Jewish protests were treated as shrill and baseless alarmism.

“U.S. Investigation Shows No Cause for Protest,” the AP headlined its coverage.

“Notwithstanding assurances given by German government leaders and by Hull that the Nazi excesses against the Jewish race had ceased in Germany, Jewish leaders went ahead with plans for mass protest meetings,” another wire story read. “All requests that these meetings be canceled fell on deaf ears.”

A week before the story, the first official Nazi concentration camp of Dachau had opened.

The media coverage should sound familiar. It’s how Iran’s nuclear buildup is being covered. It’s how Muslim violence against Jews is covered. It’s discussed reluctantly and immediately dismissed. Jews are written off as pests who refuse to listen when [Secretary of State, John] Kerry, like Hull, tells them there’s nothing to worry about.

That is how the Holocaust really happened.

Auschwitz just shows us the final stage. It doesn’t show us the sympathy for the Nazis, the willingness of some on the left to see them as allies in overturning the existing system and the anger at the selfishness of the Jews in putting their own desire not to be killed ahead of world peace.
Gee ... sort of sounds like today's media who parrot the Obama administration's line that Bibi Netanyahu's visit to speak to Congress on Iran (another hotbed of Muslim anti-Semitism) is somehow provocative or selfish. Yeah, arguing that Obama and his Team of 2s are negotiating a "peace" that will put Israel in jeopardy of being annihilated is really selfish, isn't it?

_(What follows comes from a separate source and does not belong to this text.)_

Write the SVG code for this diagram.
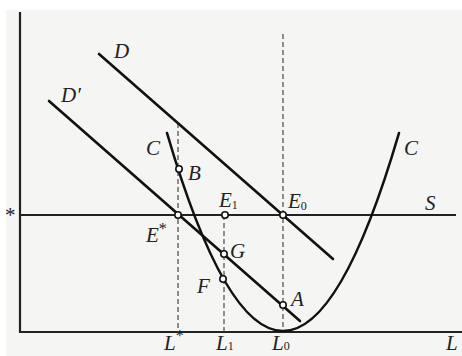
<svg xmlns="http://www.w3.org/2000/svg" width="462" height="356" viewBox="0 0 462 356">
<style>
.ax{stroke:#222;stroke-width:2.2;fill:none}
.ln{stroke:#111;stroke-width:2.6;fill:none;stroke-linecap:round}
.ds{stroke:#555;stroke-width:1.3;stroke-dasharray:5 3;fill:none}
.pt{fill:#fff;stroke:#111;stroke-width:1.6}
text{font-family:"Liberation Serif","Times New Roman",serif;font-style:italic;font-size:21px;fill:#222}
.sub{font-size:12px;font-style:normal}
</style>
<rect width="462" height="356" fill="#fff"/>
<rect x="6" y="10" width="456" height="346" fill="#f5f5f3"/>
<g id="axes">
<path class="ax" d="M20,12 V332 H462"/>
<path class="ax" d="M20,215 H456"/>
</g>
<g id="connectors">
<path class="ds" d="M178,123 V332"/>
<path class="ds" d="M224,215 V332"/>
<path class="ds" d="M283,34 V332"/>
<path class="ln" d="M99,54 L333,259"/>
<path class="ln" d="M49,101 L300,321"/>
<path class="ln" d="M167,133 Q283,529 399,133"/>
</g>
<g id="points">
<circle id="B" class="pt" cx="179" cy="169" r="3.2"/>
<circle id="Estar" class="pt" cx="178" cy="215" r="3.2"/>
<circle id="E1" class="pt" cx="225" cy="215" r="3.2"/>
<circle id="E0" class="pt" cx="283" cy="215" r="3.2"/>
<circle id="G" class="pt" cx="224" cy="254" r="3.2"/>
<circle id="F" class="pt" cx="223" cy="279" r="3.2"/>
<circle id="A" class="pt" cx="283" cy="305" r="3.2"/>
</g>
<g id="labels">
<text x="114" y="58">D</text>
<text x="61" y="102">D′</text>
<text x="146" y="155">C</text>
<text x="404" y="155">C</text>
<text x="188" y="180">B</text>
<text x="219" y="207">E<tspan class="sub" dy="2">1</tspan></text>
<text x="288" y="208">E<tspan class="sub" dy="2">0</tspan></text>
<text x="425" y="210">S</text>
<text x="146" y="242">E<tspan dy="-8" font-size="16" font-style="normal">*</tspan></text>
<text x="230" y="258">G</text>
<text x="197" y="293">F</text>
<text x="291" y="306">A</text>
<text x="4" y="222" font-style="normal" font-size="16">*</text>
<text x="164" y="350">L<tspan dy="-9" font-size="16" font-style="normal">*</tspan></text>
<text x="216" y="350">L<tspan class="sub" dy="0">1</tspan></text>
<text x="272" y="350">L<tspan class="sub" dy="0">0</tspan></text>
<text x="446" y="350">L</text>
</g>
</svg>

History repeats, and it's doing so today. We have a president who seems determined to whitewash the danger of radical Islam (so much so that he refuses to use the phrase). His trained hamsters in the media follow along, acting very much like the AP during the 1930s. And his party? Rather than admitting that they have a leader who has become increasingly hostile to Israel and increasingly conciliatory to the radical Islamic Iranian regime, they follow his lead. Problem is, Barack Obama and his team of 2s have been consistently wrong about virtually every foreign policy issue they have addressed. If they are followed for two more years, and if the next president continues along their path, bad things‚ very bad things—will surely happen.